Note that the existing database sequence for LOC241768 encodes a predicted protein of 867 amino acids (accession XP_141525). Based on sequence comparison with human C20ORF100, analysis of exon boundaries, and EST evidence, we believe this sequence contains insertion of genomic sequence in error. In addition, we have removed 8 amino acids within the HMG-box motif from the database protein. This 8 amino acid insertion is not found in other TOX subfamily members or the human homologue C20ORF100, and can be explained by an error in the automated computer prediction of the end of the relevant exon. Our revised exon boundary maintains a consensus splice donor site. Therefore, a revised 520 amino acid protein based on coding sequence from 8 exons is described in this study (see Additional File 1: revised sequence for LOC241768). We also note that there is a difference in length between mouse C20ORF100 and it's human homologue. The mouse gene in the database includes a 3' exon encoding 60 amino acids. Based on a lack of EST evidence and RT-PCR (data not shown), this putative coding region may not be part of the expressed gene. This change is not included in the revised sequence (Additional File 1).

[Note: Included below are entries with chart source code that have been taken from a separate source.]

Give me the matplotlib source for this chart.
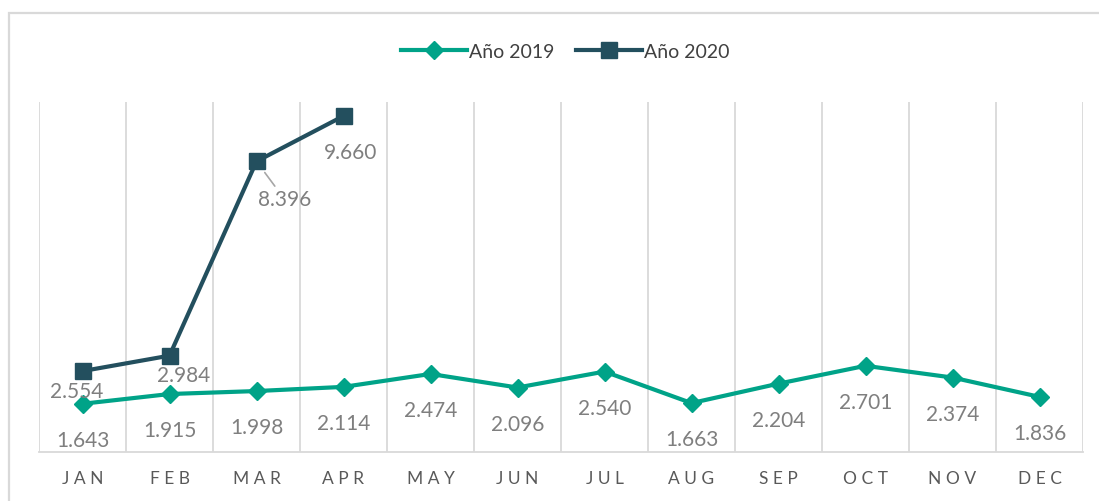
import matplotlib.pyplot as plt
from matplotlib.patches import Rectangle

plt.rcParams['font.family'] = ['Lato', 'DejaVu Sans']

# data
months = ['JAN', 'FEB', 'MAR', 'APR', 'MAY', 'JUN', 'JUL', 'AUG', 'SEP', 'OCT', 'NOV', 'DEC']
v2019 = [1.643, 1.915, 1.998, 2.114, 2.474, 2.096, 2.540, 1.663, 2.204, 2.701, 2.374, 1.836]
v2020 = [2.554, 2.984, 8.396, 9.660]

c2019 = '#00A388'
c2020 = '#234F5E'
grid_c = '#D9D9D9'
lab_c = '#7F7F7F'

fig = plt.figure(figsize=(10.99, 5.02), dpi=100)
ax = fig.add_axes([39/1099, 49/502, (1083-39)/1099, (453-103)/502])

# figure border
fig.patches.append(Rectangle((9/1099, -0.05), 1.2, 1 - 14/502 + 0.05, transform=fig.transFigure,
                             fill=False, edgecolor=grid_c, linewidth=1.6))

x = list(range(len(months)))
x20 = x[:len(v2020)]

ax.plot(x, v2019, '-D', color=c2019, lw=3, markersize=9, label='Año 2019', zorder=3)
ax.plot(x20, v2020, '-s', color=c2020, lw=3, markersize=11, label='Año 2020', zorder=4)

# value labels 2019 (below)
for i, v in enumerate(v2019):
    ax.annotate(f'{v:.3f}', (i, v), textcoords='offset points', xytext=(0, -26),
                ha='center', va='center', fontsize=15, color=lab_c)

# value labels 2020
offs = [(-4, -14), (10, -14), (20, -27), (5, -26)]
for i, v in enumerate(v2020):
    dx, dy = offs[i]
    if i == 2:
        ax.annotate(f'{v:.3f}', (i, v), textcoords='offset points', xytext=(dx, dy),
                    ha='center', va='center', fontsize=15, color=lab_c,
                    arrowprops=dict(arrowstyle='-', color='#A6A6A6', lw=1.2, shrinkA=0, shrinkB=10))
    else:
        ax.annotate(f'{v:.3f}', (i, v), textcoords='offset points', xytext=(dx, dy),
                    ha='center', va='center', fontsize=15, color=lab_c)

ax.set_xlim(-0.5, 11.5)
ax.set_ylim(0.3, 10.05)

# vertical gridlines on category boundaries
for b in range(13):
    ax.axvline(b - 0.5, color=grid_c, lw=1.3, zorder=1)

for s in ax.spines.values():
    s.set_visible(False)
ax.spines['bottom'].set_visible(True)
ax.spines['bottom'].set_color(grid_c)
ax.spines['bottom'].set_linewidth(1.3)

ax.set_yticks([])
ax.set_xticks(x)
ax.set_xticklabels([' '.join(m) for m in months], fontsize=12.5, color='#595959')
ax.tick_params(axis='x', length=0, pad=13)

fig.legend(loc='center', bbox_to_anchor=(565/1099, 1 - 52/502), ncol=2, frameon=False,
           fontsize=14, handlelength=3.4, columnspacing=1.1, handletextpad=0.1,
           labelcolor='#404040')

plt.savefig('out.png', dpi=100, facecolor='white')
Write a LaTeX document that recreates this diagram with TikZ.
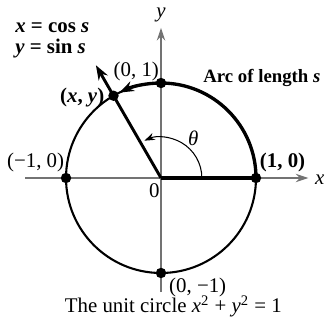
\documentclass[tikz,border=0pt]{standalone}
\usepackage{fontspec}
\setmainfont{Liberation Serif}
\usepackage{xcolor}
\definecolor{axisgray}{rgb}{0.45, 0.45, 0.45}
\usetikzlibrary{positioning,calc,arrows.meta}
\tikzset{
  dot/.style={circle, fill=black, inner sep=0pt, minimum size=5pt},
  axisline/.style={axisgray, line width=0.8pt, -{Stealth[length=6pt, width=4pt]}},
  lbl/.style={inner sep=1pt, font=\normalsize}
}
\begin{document}
\begin{tikzpicture}[scale=1.6]
				\useasboundingbox (-1.695,-1.537) rectangle (1.758,1.874);
				\coordinate (O) at (0,0);
				\coordinate (xs) at (-1.43,0);
				\coordinate (xe) at (1.55,0);
				\coordinate (ys) at (0,-1.2);
				\coordinate (ye) at (0,1.58);
				\coordinate (tip) at (120:1.37);
				% axes
				\draw [axisline] (xs) -- (xe);
				\draw [axisline] (ys) -- (ye);
				\node[lbl] (xl) at (1.67,-0.02) {\textit{x}};
				\node[lbl] (yl) at (0,1.72) {\textit{y}};
				% circle and arc
				\draw [line width=1pt] (O) circle (1);
				\draw [line width=1.6pt, -{Stealth[length=7pt, width=5pt]}] (1,0) arc (0:116:1);
				\draw [line width=1.6pt] (O) -- (1,0);
				\node[dot] (P) at (120:1) {};
				\draw [line width=1.4pt, -{Stealth[length=7pt, width=5pt]}] (O) -- (tip);
				% angle
				\draw [line width=0.5pt, -{Stealth[length=5pt, width=3.5pt]}] (0.43,0) arc (0:114:0.43);
				\node[lbl] (th) at (0.34,0.42) {\textit{θ}};
				% points
				\node[dot] (E) at (1,0) {};
				\node[dot] (W) at (-1,0) {};
				\node[dot] (N) at (0,1) {};
				\node[dot] (S) at (0,-1) {};
				\node[lbl] (El) at (1.28,0.16) {\textbf{(1, 0)}};
				\node[lbl] (Wl) at (-1.32,0.16) {(−1, 0)};
				\node[lbl] (Nl) at (-0.26,1.12) {(0, 1)};
				\node[lbl, anchor=west] (Sl) at (0.06,-1.15) {(0, −1)};
				\node[lbl] (Ol) at (-0.07,-0.13) {0};
				\node[lbl] (Pl) at (-0.83,0.85) {\textbf{(\textit{x}, \textit{y})}};
				\node[lbl, anchor=west, font=\fontsize{9}{11}\selectfont] (arcl) at (0.42,1.05) {\textbf{Arc of length \textit{s}}};
				\node[lbl, anchor=west, align=left] (eqs) at (-1.56,1.45) {\textbf{\textit{x} = cos \textit{s}}\\[-2pt]\textbf{\textit{y} = sin \textit{s}}};
				\node[lbl] (cap) at (0.13,-1.35) {The unit circle \textit{x}\textsuperscript{2} + \textit{y}\textsuperscript{2} = 1};
			\end{tikzpicture}
\end{document}
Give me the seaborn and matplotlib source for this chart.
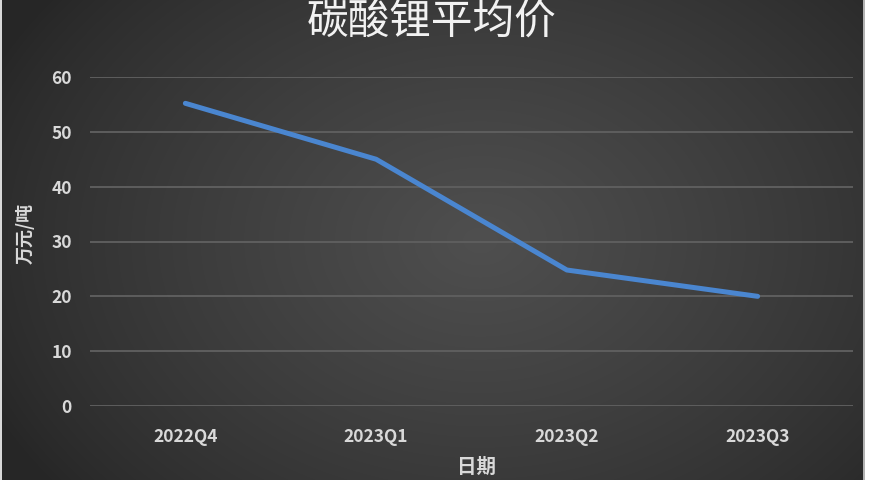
import numpy as np
import pandas as pd
import matplotlib
matplotlib.use("Agg")
import matplotlib.pyplot as plt
import seaborn as sns

periods = ["2022Q4", "2023Q1", "2023Q2", "2023Q3"]
prices = [55.2, 45.0, 24.8, 20.0]
y_ticks = [0, 10, 20, 30, 40, 50, 60]
title = "碳酸锂平均价"
x_label = "日期"
y_label = "万元/吨"

sns.set_theme(style="dark")
plt.rcParams['font.family'] = ['Noto Sans CJK SC', 'DejaVu Sans']

W, H = 869, 480
fig = plt.figure(figsize=(W / 100, H / 100), dpi=100)

# background radial gradient
bg = fig.add_axes([0, 0, 1, 1], zorder=-10)
yy, xx = np.mgrid[0:H, 0:W]
cx, cy = 480, 240
r = np.sqrt(((xx - cx) / 540.0) ** 2 + ((yy - cy) / 400.0) ** 2)
inner, outer = 0.31, 0.15
val = outer + (inner - outer) * np.clip(1 - r, 0, 1) ** 0.8
img = np.dstack([val, val, val])
img[:, :2] = 0.85
img[:, W - 6:W - 4] = 0.7
img[:, W - 4:] = 1.0
bg.imshow(img, aspect="auto", extent=[0, W, H, 0])
bg.axis("off")

ax = fig.add_axes([90 / W, 1 - 406 / H, (853 - 90) / W, (406 - 77) / H])
ax.set_facecolor("none")
df = pd.DataFrame({"period": periods, "price": prices})
sns.lineplot(data=df, x="period", y="price", ax=ax, color="#4a86d0",
             linewidth=3.6, solid_capstyle="round", sort=False)

ax.set_xlim(-0.5, 3.5)
ax.set_ylim(0, 60)
ax.set_yticks(y_ticks)
ax.yaxis.grid(True, color="#5e5e5e", linewidth=1.4)
ax.xaxis.grid(False)
for s in ax.spines.values():
    s.set_visible(False)
ax.tick_params(axis="both", length=0, colors="#d9d9d9", labelsize=12.5)
ax.tick_params(axis="y", pad=13)
ax.tick_params(axis="x", pad=16)
for lab in ax.get_xticklabels() + ax.get_yticklabels():
    lab.set_fontweight("semibold")
ax.set_xlabel("")
ax.set_ylabel("")

fig.text(477 / W, 1 - 467 / H, x_label, color="#d9d9d9", fontsize=14,
         fontweight="bold", ha="center", va="center")
fig.text(25 / W, 1 - 234 / H, y_label, color="#d9d9d9", fontsize=13,
         fontweight="bold", ha="center", va="center", rotation=90)
fig.text(432 / W, 1 - 22 / H, title, color="#f2f2f2", fontsize=30,
         fontweight="medium", ha="center", va="center")

fig.savefig("out.png", dpi=100)
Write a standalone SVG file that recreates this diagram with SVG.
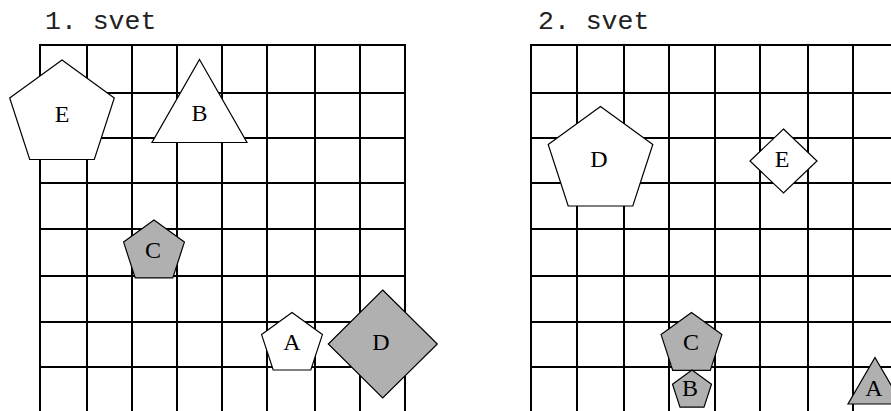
<svg xmlns="http://www.w3.org/2000/svg" width="891" height="411" viewBox="0 0 891 411">
<style>
.grid line{stroke:#000;stroke-width:2}
.shape{stroke:#000;stroke-width:1.2;stroke-linejoin:miter}
.white{fill:#fff}
.gray{fill:#b0b0b0}
text{font-family:"Liberation Mono","Courier New",monospace;fill:#000}
.title{font-size:26.5px;fill:#222}
.lbl{font-family:"Liberation Serif","Times New Roman",serif;font-size:24px;text-anchor:middle}
</style>
<rect width="891" height="411" fill="#fff"/>
<g id="title1"><text class="title" x="45" y="29">1. svet</text></g>
<g id="title2"><text class="title" x="538" y="29">2. svet</text></g>
<g id="grid1" class="grid">
<line x1="40" y1="45" x2="40" y2="411"/><line x1="87" y1="45" x2="87" y2="411"/><line x1="132" y1="45" x2="132" y2="411"/><line x1="177" y1="45" x2="177" y2="411"/><line x1="222" y1="45" x2="222" y2="411"/><line x1="267" y1="45" x2="267" y2="411"/><line x1="315" y1="45" x2="315" y2="411"/><line x1="360" y1="45" x2="360" y2="411"/><line x1="405" y1="45" x2="405" y2="411"/>
<line x1="39" y1="45" x2="406" y2="45"/><line x1="40" y1="93" x2="405" y2="93"/><line x1="40" y1="138" x2="405" y2="138"/><line x1="40" y1="183" x2="405" y2="183"/><line x1="40" y1="229" x2="405" y2="229"/><line x1="40" y1="276" x2="405" y2="276"/><line x1="40" y1="322" x2="405" y2="322"/><line x1="40" y1="367" x2="405" y2="367"/>
</g>
<g id="grid2" class="grid">
<line x1="531" y1="45" x2="531" y2="411"/><line x1="577" y1="45" x2="577" y2="411"/><line x1="624" y1="45" x2="624" y2="411"/><line x1="669" y1="45" x2="669" y2="411"/><line x1="715" y1="45" x2="715" y2="411"/><line x1="760" y1="45" x2="760" y2="411"/><line x1="808" y1="45" x2="808" y2="411"/><line x1="853" y1="45" x2="853" y2="411"/>
<line x1="530" y1="45" x2="891" y2="45"/><line x1="531" y1="93" x2="891" y2="93"/><line x1="531" y1="138" x2="891" y2="138"/><line x1="531" y1="183" x2="891" y2="183"/><line x1="531" y1="229" x2="891" y2="229"/><line x1="531" y1="276" x2="891" y2="276"/><line x1="531" y1="322" x2="891" y2="322"/><line x1="531" y1="367" x2="891" y2="367"/>
</g>
<g id="w1-E"><polygon class="shape white" points="62,60 114.3,98 94.3,159.5 29.7,159.5 9.7,98"/><text class="lbl" x="62" y="122">E</text></g>
<g id="w1-B"><polygon class="shape white" points="199.5,59.5 247,142.5 152,142.5"/><text class="lbl" x="199.5" y="121">B</text></g>
<g id="w1-C"><polygon class="shape gray" points="154,220 184.4,242.1 172.8,277.9 135.2,277.9 123.6,242.1"/><text class="lbl" x="153" y="258">C</text></g>
<g id="w1-A"><polygon class="shape white" points="292,312.5 322.4,334.6 310.8,370 273.2,370 261.6,334.6"/><text class="lbl" x="292" y="350">A</text></g>
<g id="w1-D"><polygon class="shape gray" points="382.7,290 437.3,344 382.7,398 328.3,344"/><text class="lbl" x="381" y="350">D</text></g>
<g id="w2-D"><polygon class="shape white" points="600.5,106.5 652.8,144.5 632.8,206 568.2,206 548.2,144.5"/><text class="lbl" x="599" y="167">D</text></g>
<g id="w2-E"><polygon class="shape white" points="783.5,129 817,161 783.5,193 750,161"/><text class="lbl" x="782" y="167">E</text></g>
<g id="w2-C"><polygon class="shape gray" points="691.5,312.5 721.9,334.6 710.3,370.4 672.7,370.4 661.1,334.6"/><text class="lbl" x="691" y="350">C</text></g>
<g id="w2-B"><polygon class="shape gray" points="692,370 711.5,384.2 704,407.1 680,407.1 672.5,384.2"/><text class="lbl" x="690" y="396">B</text></g>
<g id="w2-A"><polygon class="shape gray" points="875,357.5 902,404 848,404"/><text class="lbl" x="874" y="396">A</text></g>
</svg>
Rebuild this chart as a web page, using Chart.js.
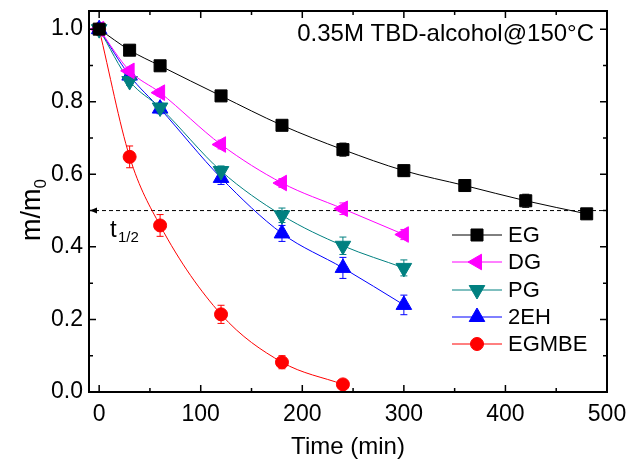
<!DOCTYPE html>
<html>
<head>
<meta charset="utf-8">
<script src="https://cdn.jsdelivr.net/npm/chart.js@4/dist/chart.umd.min.js"></script>
<style>
  html, body { margin: 0; padding: 0; background: #fff; }
  #wrap { width: 632px; height: 468px; }
</style>
</head>
<body>
<div id="wrap"><canvas id="massChart" width="632" height="468"></canvas></div>
<script>
// sampling times (min)
const timesLong = [0, 30, 60, 120, 180, 240, 300, 360, 420, 480];
const timesShort = [0, 30, 60, 120, 180, 240, 300];
const timesEGMBE = [0, 30, 60, 120, 180, 240];

// m/m0 values
const egVals = [1.0, 0.942, 0.899, 0.816, 0.735, 0.668, 0.610, 0.569, 0.527, 0.491];
const dgVals = [1.0, 0.885, 0.825, 0.682, 0.576, 0.505, 0.434];
const pgVals = [1.0, 0.857, 0.784, 0.609, 0.487, 0.403, 0.342];
const ehVals = [1.0, 0.872, 0.781, 0.590, 0.437, 0.342, 0.240];
const egmbeVals = [1.0, 0.648, 0.459, 0.214, 0.082, 0.021];

// error bars (+/-)
const egErr = [0, 0.006, 0.006, 0.01, 0.012, 0.018, 0.015, 0.014, 0.018, 0.014];
const dgErr = [0, 0.01, 0.01, 0.012, 0.012, 0.016, 0.014];
const pgErr = [0, 0.012, 0.012, 0.014, 0.02, 0.024, 0.022];
const ehErr = [0, 0.012, 0.014, 0.018, 0.022, 0.029, 0.027];
const egmbeErr = [0, 0.03, 0.03, 0.025, 0.018, 0.005];

const xTicks = [0, 100, 200, 300, 400, 500];
const yTicks = [0.0, 0.2, 0.4, 0.6, 0.8, 1.0];

const FONT = "'Liberation Sans', Arial, sans-serif";

function pts(xs, ys) {
    return xs.map((x, i) => ({ x: x, y: ys[i] }));
}

function series(label, xs, ys, errs, color, style, rotation, radius) {
    return {
        label: label,
        data: pts(xs, ys),
        errors: errs,
        borderColor: color,
        backgroundColor: color,
        borderWidth: 1,
        pointStyle: style,
        pointRotation: rotation,
        pointRadius: radius,
        pointBorderWidth: 1,
        pointHoverRadius: radius,
        cubicInterpolationMode: 'monotone',
        fill: false
    };
}

// error bars, dashed t1/2 line, frame ticks, labels and legend
const extras = {
    id: 'extras',
    beforeDatasetsDraw(chart) {
        const ctx = chart.ctx;
        const ys = chart.scales.y;
        const area = chart.chartArea;

        // t1/2 dashed line
        const yHalf = ys.getPixelForValue(0.5);
        ctx.save();
        ctx.strokeStyle = '#000';
        ctx.lineWidth = 1;
        ctx.setLineDash([4, 3]);
        ctx.beginPath();
        ctx.moveTo(area.left + 6, yHalf);
        ctx.lineTo(area.right, yHalf);
        ctx.stroke();
        ctx.setLineDash([]);
        ctx.fillStyle = '#000';
        ctx.beginPath();
        ctx.moveTo(area.left + 1, yHalf);
        ctx.lineTo(area.left + 8, yHalf - 3);
        ctx.lineTo(area.left + 8, yHalf + 3);
        ctx.closePath();
        ctx.fill();
        ctx.restore();

        // error bars
        chart.data.datasets.forEach((ds, i) => {
            const meta = chart.getDatasetMeta(i);
            ctx.save();
            ctx.strokeStyle = ds.borderColor;
            ctx.lineWidth = 1;
            meta.data.forEach((p, j) => {
                const e = ds.errors[j];
                if (!e) return;
                const v = ds.data[j].y;
                const y1 = ys.getPixelForValue(v + e);
                const y2 = ys.getPixelForValue(v - e);
                ctx.beginPath();
                ctx.moveTo(p.x, y1); ctx.lineTo(p.x, y2);
                ctx.moveTo(p.x - 3.5, y1); ctx.lineTo(p.x + 3.5, y1);
                ctx.moveTo(p.x - 3.5, y2); ctx.lineTo(p.x + 3.5, y2);
                ctx.stroke();
            });
            ctx.restore();
        });
    },
    afterDraw(chart) {
        const ctx = chart.ctx;
        const xs = chart.scales.x, ys = chart.scales.y;
        const area = chart.chartArea;

        // inward ticks on all four sides
        ctx.save();
        ctx.strokeStyle = '#000';
        ctx.lineWidth = 1.5;
        ctx.beginPath();
        xTicks.forEach((t, i) => {
            const marks = [[t, 7]];
            if (i < xTicks.length - 1) marks.push([t + 50, 4]);
            marks.forEach(([v, len]) => {
                const px = xs.getPixelForValue(v);
                ctx.moveTo(px, area.bottom); ctx.lineTo(px, area.bottom - len);
                ctx.moveTo(px, area.top); ctx.lineTo(px, area.top + len);
            });
        });
        yTicks.forEach((t, i) => {
            const marks = [[t, 7]];
            if (i < yTicks.length - 1) marks.push([t + 0.1, 4]);
            marks.forEach(([v, len]) => {
                const py = ys.getPixelForValue(v);
                ctx.moveTo(area.left, py); ctx.lineTo(area.left + len, py);
                ctx.moveTo(area.right, py); ctx.lineTo(area.right - len, py);
            });
        });
        ctx.stroke();
        ctx.lineWidth = 2;
        ctx.strokeRect(area.left, area.top, area.right - area.left, area.bottom - area.top);
        ctx.restore();

        // annotation and t1/2 label
        ctx.save();
        ctx.fillStyle = '#000';
        ctx.textBaseline = 'alphabetic';
        ctx.textAlign = 'right';
        ctx.font = '24px ' + FONT;
        ctx.fillText('0.35M TBD-alcohol@150\u00B0C', 594, 41);
        ctx.textAlign = 'left';
        ctx.font = '24px ' + FONT;
        ctx.fillText('t', 110, 237);
        ctx.font = '15px ' + FONT;
        ctx.fillText('1/2', 118, 242);

        // y axis title m/m0
        ctx.translate(40, 210);
        ctx.rotate(-Math.PI / 2);
        ctx.font = '27px ' + FONT;
        const main = 'm/m';
        const wMain = ctx.measureText(main).width;
        ctx.font = '17px ' + FONT;
        const wSub = ctx.measureText('0').width;
        const x0 = -(wMain + wSub) / 2;
        ctx.font = '27px ' + FONT;
        ctx.fillText(main, x0, 0);
        ctx.font = '17px ' + FONT;
        ctx.fillText('0', x0 + wMain, 6);
        ctx.restore();

        // legend
        const rows = [235, 262, 290, 317, 344];
        ctx.save();
        chart.data.datasets.forEach((ds, i) => {
            const y = rows[i];
            ctx.strokeStyle = ds.borderColor;
            ctx.fillStyle = ds.backgroundColor;
            ctx.lineWidth = 1;
            ctx.beginPath();
            ctx.moveTo(452, y); ctx.lineTo(502, y);
            ctx.stroke();
            Chart.helpers.drawPoint(ctx, {
                pointStyle: ds.pointStyle,
                rotation: ds.pointRotation,
                radius: ds.pointRadius,
                borderWidth: 1
            }, 477, y);
            ctx.fillStyle = '#000';
            ctx.font = '22px ' + FONT;
            ctx.textAlign = 'left';
            ctx.textBaseline = 'middle';
            ctx.fillText(ds.label, 508, y + 1);
        });
        ctx.restore();
    }
};

const ctx = document.getElementById('massChart').getContext('2d');
const massChart = new Chart(ctx, {
    type: 'line',
    data: {
        datasets: [
            series('EG', timesLong, egVals, egErr, '#000000', 'rect', 0, 8.5),
            series('DG', timesShort, dgVals, dgErr, '#FF00FF', 'triangle', -90, 9),
            series('PG', timesShort, pgVals, pgErr, '#008080', 'triangle', 180, 9),
            series('2EH', timesShort, ehVals, ehErr, '#0000FF', 'triangle', 0, 9),
            series('EGMBE', timesEGMBE, egmbeVals, egmbeErr, '#FF0000', 'circle', 0, 6.5)
        ]
    },
    options: {
        responsive: false,
        animation: false,
        layout: { padding: { left: 0, right: 25, top: 11, bottom: 0 } },
        plugins: {
            legend: { display: false },
            tooltip: { enabled: false }
        },
        scales: {
            x: {
                type: 'linear',
                min: -10,
                max: 500,
                afterBuildTicks: s => { s.ticks = xTicks.map(v => ({ value: v })); },
                afterFit: s => { s.height = 76; s.paddingLeft = 0; s.paddingRight = 0; },
                grid: { display: false, drawTicks: false },
                border: { display: true, color: '#000', width: 2 },
                ticks: {
                    padding: 9,
                    color: '#000',
                    font: { family: FONT, size: 23 }
                },
                title: {
                    display: true,
                    text: 'Time (min)',
                    color: '#000',
                    font: { family: FONT, size: 24 },
                    padding: { top: 0, bottom: 6 }
                }
            },
            y: {
                min: 0,
                max: 1.05,
                afterBuildTicks: s => { s.ticks = yTicks.map(v => ({ value: v })); },
                afterFit: s => { s.width = 89; s.paddingTop = 0; s.paddingBottom = 0; },
                grid: { display: false, drawTicks: false },
                border: { display: true, color: '#000', width: 2 },
                ticks: {
                    padding: 6,
                    color: '#000',
                    font: { family: FONT, size: 23 },
                    callback: v => v.toFixed(1)
                }
            }
        }
    },
    plugins: [extras]
});
</script>
</body>
</html>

LOC241768 was originally placed on murine chromosome 2 in a syntenic region with human C20ORF100. However, in Build 30 of the mouse genome assembly, LOC241768 has not been placed.

Note that the existing database sequence for LOC244579 encodes a predicted protein of 95 amino acids. Based on sequence comparison with human TNRC9, we believe that this represents an error generated by automated computational analysis. The correct sequence for LOC244579, which encodes a protein of 648 amino acids, can be located using gi:20888005. Database entries for these anomalous sequences are currently under review by NCBI (personal communication).

We also note the presence of a nucleotide sequence on chromosome 1 which is approximately 97% identical to LCP1 (LOC226876). However, this gene does not have an intron in the HMG-box coding region that is shared with other members of the TOX subfamily. In addition, expression of this gene is not supported by EST evidence. It is possible that this is a retroprocessed pseudogene similar to those seen within the GAPDH family [49].

Northern Analysis

A 340-bp fragment of an LCP1 cDNA was radiolabeled with [α32P]-dCTP using a random primer labeling kit (Roche, Indianapolis, IN). This 3' LCP1 probe does not include the HMG-box encoding region and will not detect genes encoding other subfamily members. The probe was hybridized to a poly(A)+ RNA Northern blot of mouse tissues (Origene Technologies, Rockville, MD) in ULTRAhyb hybridization buffer (Ambion, Austin, TX) overnight at 42°C and washed according to the manufacturer's instructions. Amounts of mRNA on this blot have been normalized previously with a β-actin probe (Origene Technologies). In addition, we have performed an independent normalization with a GAPDH probe. Blots were visualized using a Storm 860 imaging system (Molecular Dynamics, Sunnyvale, CA). Quantification of probe signal was preformed using NIH Image software. Results of hybridization of this same tissue blot with a Tox probe have been published [15].